* BEGIN DATA EXCERPT *
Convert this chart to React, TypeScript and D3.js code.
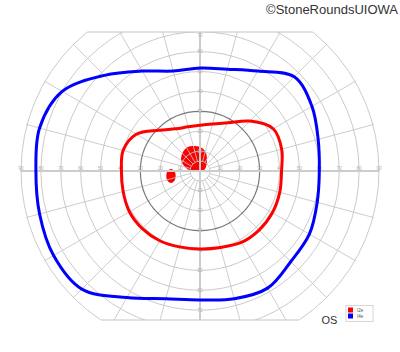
import React from "react";
import * as d3 from "d3";

// ---- data ----
const meridians = [0, 15, 30, 45, 60, 75, 90, 105, 120, 135, 150, 165, 180, 195, 210, 225, 240, 255, 270, 285, 300, 315, 330, 345];
const i4eEcc = [60, 61.5, 65, 67, 58, 53, 51.8, 52, 58, 68, 80, 83.5, 82.5, 83.5, 85, 84, 73.5, 66.5, 64.8, 66.5, 68, 64.5, 63.5, 61];
const i2eEcc = [41, 42.5, 42.5, 35.5, 28, 24.5, 23, 23, 24.5, 29, 37, 40, 39.5, 40, 41, 41, 40.5, 39.5, 39.2, 39.8, 41.5, 42, 42, 41.5];
// central scotoma (filled) boundary: [angle, eccentricity]
const centralAng = [150, 132, 117, 101, 85, 71.6, 57.5, 33.7, 0, 194, 175, 162.6];
const centralEcc = [11, 12.8, 13.5, 12.8, 11.6, 9.5, 6.5, 3.6, 1.5, 2.1, 5.5, 8.4];
// blind spot boundary
const blindAng = [176, 182.3, 199.8, 202.5, 195.3, 181.7];
const blindEcc = [14.6, 12.6, 13.4, 15.8, 17.2, 16.6];

const ringValues = [5, 10, 20, 30, 40, 50, 60, 70, 80, 90];
const hLabels = [10, 20, 30, 40, 50, 60, 70, 80, 90];
const vLabels = [10, 20, 30, 40, 50, 60, 70];
const spokeAngles = d3.range(0, 360, 15);
const legendNames = ["I2e", "I4e"];
const legendColors = ["#ff0000", "#0000ff"];

export default function App() {
  const W = 400, H = 352;
  const CX = 200, CY = 171;
  const TOP = 32, BOTTOM = 320;
  const r = d3.scaleLinear().domain([0, 90]).range([0, 179]);
  const R = r(90);
  const toXY = (ang: number, ecc: number): [number, number] => {
    const a = (ang * Math.PI) / 180;
    return [CX + r(ecc) * Math.cos(a), CY - r(ecc) * Math.sin(a)];
  };
  const closed = d3.line().curve(d3.curveCatmullRomClosed.alpha(0.5));
  const i4ePath = closed(meridians.map((m, i) => toXY(m, i4eEcc[i])))!;
  const i2ePath = closed(meridians.map((m, i) => toXY(m, i2eEcc[i])))!;
  const centralPath = closed(centralAng.map((m, i) => toXY(m, centralEcc[i])))!;
  const blindPath = closed(blindAng.map((m, i) => toXY(m, blindEcc[i])))!;

  const chordHalf = (y: number) => Math.sqrt(R * R - (y - CY) * (y - CY));
  const gridColor = "#c4c4c4";
  const labelColor = "#b0b0b0";

  return (
    <div style={{ position: "absolute", left: 0, top: 0 }}>
      <svg width={W} height={H} style={{ display: "block", background: "#fff" }} fontFamily="Liberation Sans, Arial, sans-serif">
        <defs>
          <clipPath id="rectClip">
            <rect x={0} y={TOP} width={W} height={BOTTOM - TOP} />
          </clipPath>
          <clipPath id="circClip">
            <circle cx={CX} cy={CY} r={R + 1} />
          </clipPath>
        </defs>

        {/* fills */}
        <path d={centralPath} fill="#ff0000" />
        <path d={blindPath} fill="#ff0000" />

        <g clipPath="url(#rectClip)">
          <g clipPath="url(#circClip)">
            {spokeAngles.map((a) => {
              const [x1, y1] = toXY(a, 5);
              const [x2, y2] = toXY(a, 92);
              return <line key={a} x1={x1} y1={y1} x2={x2} y2={y2} stroke={gridColor} strokeOpacity={0.85} strokeWidth={1} />;
            })}
            {ringValues.map((v) => (
              <circle key={v} cx={CX} cy={CY} r={r(v)} fill="none"
                stroke={v === 30 ? "#6a6a6a" : gridColor} strokeOpacity={0.9} strokeWidth={v === 30 ? 1.2 : 1} />
            ))}
            <line x1={CX - R} x2={CX + R} y1={CY} y2={CY} stroke="#cccccc" strokeWidth={2} />
            <line x1={CX} x2={CX} y1={TOP} y2={BOTTOM} stroke="#cccccc" strokeWidth={2} />
          </g>
        </g>
        {/* frame chords */}
        <line x1={CX - chordHalf(TOP)} x2={CX + chordHalf(TOP)} y1={TOP} y2={TOP} stroke={gridColor} strokeWidth={1} />
        <line x1={CX - chordHalf(BOTTOM)} x2={CX + chordHalf(BOTTOM)} y1={BOTTOM} y2={BOTTOM} stroke={gridColor} strokeWidth={1} />

        {/* axis labels */}
        <g fontSize={4.5} fill={labelColor} textAnchor="middle">
          {hLabels.map((v) => (
            <React.Fragment key={"h" + v}>
              <text x={CX + r(v)} y={CY - 1}>{v}</text>
              <text x={CX - r(v)} y={CY - 1}>{v}</text>
            </React.Fragment>
          ))}
          {vLabels.map((v) => (
            <React.Fragment key={"v" + v}>
              <text x={CX} y={Math.max(CY - r(v) + 1.5, TOP + 4.5)}>{v}</text>
              <text x={CX} y={CY + r(v) + 1.5}>{v}</text>
            </React.Fragment>
          ))}
        </g>

        {/* isopters */}
        <path d={i4ePath} fill="none" stroke="#0000ff" strokeWidth={3} />
        <path d={i2ePath} fill="none" stroke="#ff0000" strokeWidth={3} />

        {/* eye label & legend */}
        <text x={321.5} y={324} fontSize={11} fill="#333">OS</text>
        <rect x={346} y={305.5} width={27} height={16} fill="#fff" stroke="#bbb" strokeWidth={0.6} />
        {legendNames.map((n, i) => (
          <g key={n}>
            <rect x={348} y={307.5 + i * 6} width={5} height={5} fill={legendColors[i]} />
            <text x={357} y={311.5 + i * 6} fontSize={4.5} fill="#555">{n}</text>
          </g>
        ))}

        <text x={398} y={14} fontSize={13} textAnchor="end" fill="#333">©StoneRoundsUIOWA</text>
      </svg>
    </div>
  );
}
* END DATA EXCERPT *
▸ EXERCISE DIRECTIONS
Copy every line above word for word and exclude the pictures.

▸ TASK RESPONSE
Convert this chart to React, TypeScript and D3.js code.
import React from "react";
import * as d3 from "d3";

// ---- data ----
const meridians = [0, 15, 30, 45, 60, 75, 90, 105, 120, 135, 150, 165, 180, 195, 210, 225, 240, 255, 270, 285, 300, 315, 330, 345];
const i4eEcc = [60, 61.5, 65, 67, 58, 53, 51.8, 52, 58, 68, 80, 83.5, 82.5, 83.5, 85, 84, 73.5, 66.5, 64.8, 66.5, 68, 64.5, 63.5, 61];
const i2eEcc = [41, 42.5, 42.5, 35.5, 28, 24.5, 23, 23, 24.5, 29, 37, 40, 39.5, 40, 41, 41, 40.5, 39.5, 39.2, 39.8, 41.5, 42, 42, 41.5];
// central scotoma (filled) boundary: [angle, eccentricity]
const centralAng = [150, 132, 117, 101, 85, 71.6, 57.5, 33.7, 0, 194, 175, 162.6];
const centralEcc = [11, 12.8, 13.5, 12.8, 11.6, 9.5, 6.5, 3.6, 1.5, 2.1, 5.5, 8.4];
// blind spot boundary
const blindAng = [176, 182.3, 199.8, 202.5, 195.3, 181.7];
const blindEcc = [14.6, 12.6, 13.4, 15.8, 17.2, 16.6];

const ringValues = [5, 10, 20, 30, 40, 50, 60, 70, 80, 90];
const hLabels = [10, 20, 30, 40, 50, 60, 70, 80, 90];
const vLabels = [10, 20, 30, 40, 50, 60, 70];
const spokeAngles = d3.range(0, 360, 15);
const legendNames = ["I2e", "I4e"];
const legendColors = ["#ff0000", "#0000ff"];

export default function App() {
  const W = 400, H = 352;
  const CX = 200, CY = 171;
  const TOP = 32, BOTTOM = 320;
  const r = d3.scaleLinear().domain([0, 90]).range([0, 179]);
  const R = r(90);
  const toXY = (ang: number, ecc: number): [number, number] => {
    const a = (ang * Math.PI) / 180;
    return [CX + r(ecc) * Math.cos(a), CY - r(ecc) * Math.sin(a)];
  };
  const closed = d3.line().curve(d3.curveCatmullRomClosed.alpha(0.5));
  const i4ePath = closed(meridians.map((m, i) => toXY(m, i4eEcc[i])))!;
  const i2ePath = closed(meridians.map((m, i) => toXY(m, i2eEcc[i])))!;
  const centralPath = closed(centralAng.map((m, i) => toXY(m, centralEcc[i])))!;
  const blindPath = closed(blindAng.map((m, i) => toXY(m, blindEcc[i])))!;

  const chordHalf = (y: number) => Math.sqrt(R * R - (y - CY) * (y - CY));
  const gridColor = "#c4c4c4";
  const labelColor = "#b0b0b0";

  return (
    <div style={{ position: "absolute", left: 0, top: 0 }}>
      <svg width={W} height={H} style={{ display: "block", background: "#fff" }} fontFamily="Liberation Sans, Arial, sans-serif">
        <defs>
          <clipPath id="rectClip">
            <rect x={0} y={TOP} width={W} height={BOTTOM - TOP} />
          </clipPath>
          <clipPath id="circClip">
            <circle cx={CX} cy={CY} r={R + 1} />
          </clipPath>
        </defs>

        {/* fills */}
        <path d={centralPath} fill="#ff0000" />
        <path d={blindPath} fill="#ff0000" />

        <g clipPath="url(#rectClip)">
          <g clipPath="url(#circClip)">
            {spokeAngles.map((a) => {
              const [x1, y1] = toXY(a, 5);
              const [x2, y2] = toXY(a, 92);
              return <line key={a} x1={x1} y1={y1} x2={x2} y2={y2} stroke={gridColor} strokeOpacity={0.85} strokeWidth={1} />;
            })}
            {ringValues.map((v) => (
              <circle key={v} cx={CX} cy={CY} r={r(v)} fill="none"
                stroke={v === 30 ? "#6a6a6a" : gridColor} strokeOpacity={0.9} strokeWidth={v === 30 ? 1.2 : 1} />
            ))}
            <line x1={CX - R} x2={CX + R} y1={CY} y2={CY} stroke="#cccccc" strokeWidth={2} />
            <line x1={CX} x2={CX} y1={TOP} y2={BOTTOM} stroke="#cccccc" strokeWidth={2} />
          </g>
        </g>
        {/* frame chords */}
        <line x1={CX - chordHalf(TOP)} x2={CX + chordHalf(TOP)} y1={TOP} y2={TOP} stroke={gridColor} strokeWidth={1} />
        <line x1={CX - chordHalf(BOTTOM)} x2={CX + chordHalf(BOTTOM)} y1={BOTTOM} y2={BOTTOM} stroke={gridColor} strokeWidth={1} />

        {/* axis labels */}
        <g fontSize={4.5} fill={labelColor} textAnchor="middle">
          {hLabels.map((v) => (
            <React.Fragment key={"h" + v}>
              <text x={CX + r(v)} y={CY - 1}>{v}</text>
              <text x={CX - r(v)} y={CY - 1}>{v}</text>
            </React.Fragment>
          ))}
          {vLabels.map((v) => (
            <React.Fragment key={"v" + v}>
              <text x={CX} y={Math.max(CY - r(v) + 1.5, TOP + 4.5)}>{v}</text>
              <text x={CX} y={CY + r(v) + 1.5}>{v}</text>
            </React.Fragment>
          ))}
        </g>

        {/* isopters */}
        <path d={i4ePath} fill="none" stroke="#0000ff" strokeWidth={3} />
        <path d={i2ePath} fill="none" stroke="#ff0000" strokeWidth={3} />

        {/* eye label & legend */}
        <text x={321.5} y={324} fontSize={11} fill="#333">OS</text>
        <rect x={346} y={305.5} width={27} height={16} fill="#fff" stroke="#bbb" strokeWidth={0.6} />
        {legendNames.map((n, i) => (
          <g key={n}>
            <rect x={348} y={307.5 + i * 6} width={5} height={5} fill={legendColors[i]} />
            <text x={357} y={311.5 + i * 6} fontSize={4.5} fill="#555">{n}</text>
          </g>
        ))}

        <text x={398} y={14} fontSize={13} textAnchor="end" fill="#333">©StoneRoundsUIOWA</text>
      </svg>
    </div>
  );
}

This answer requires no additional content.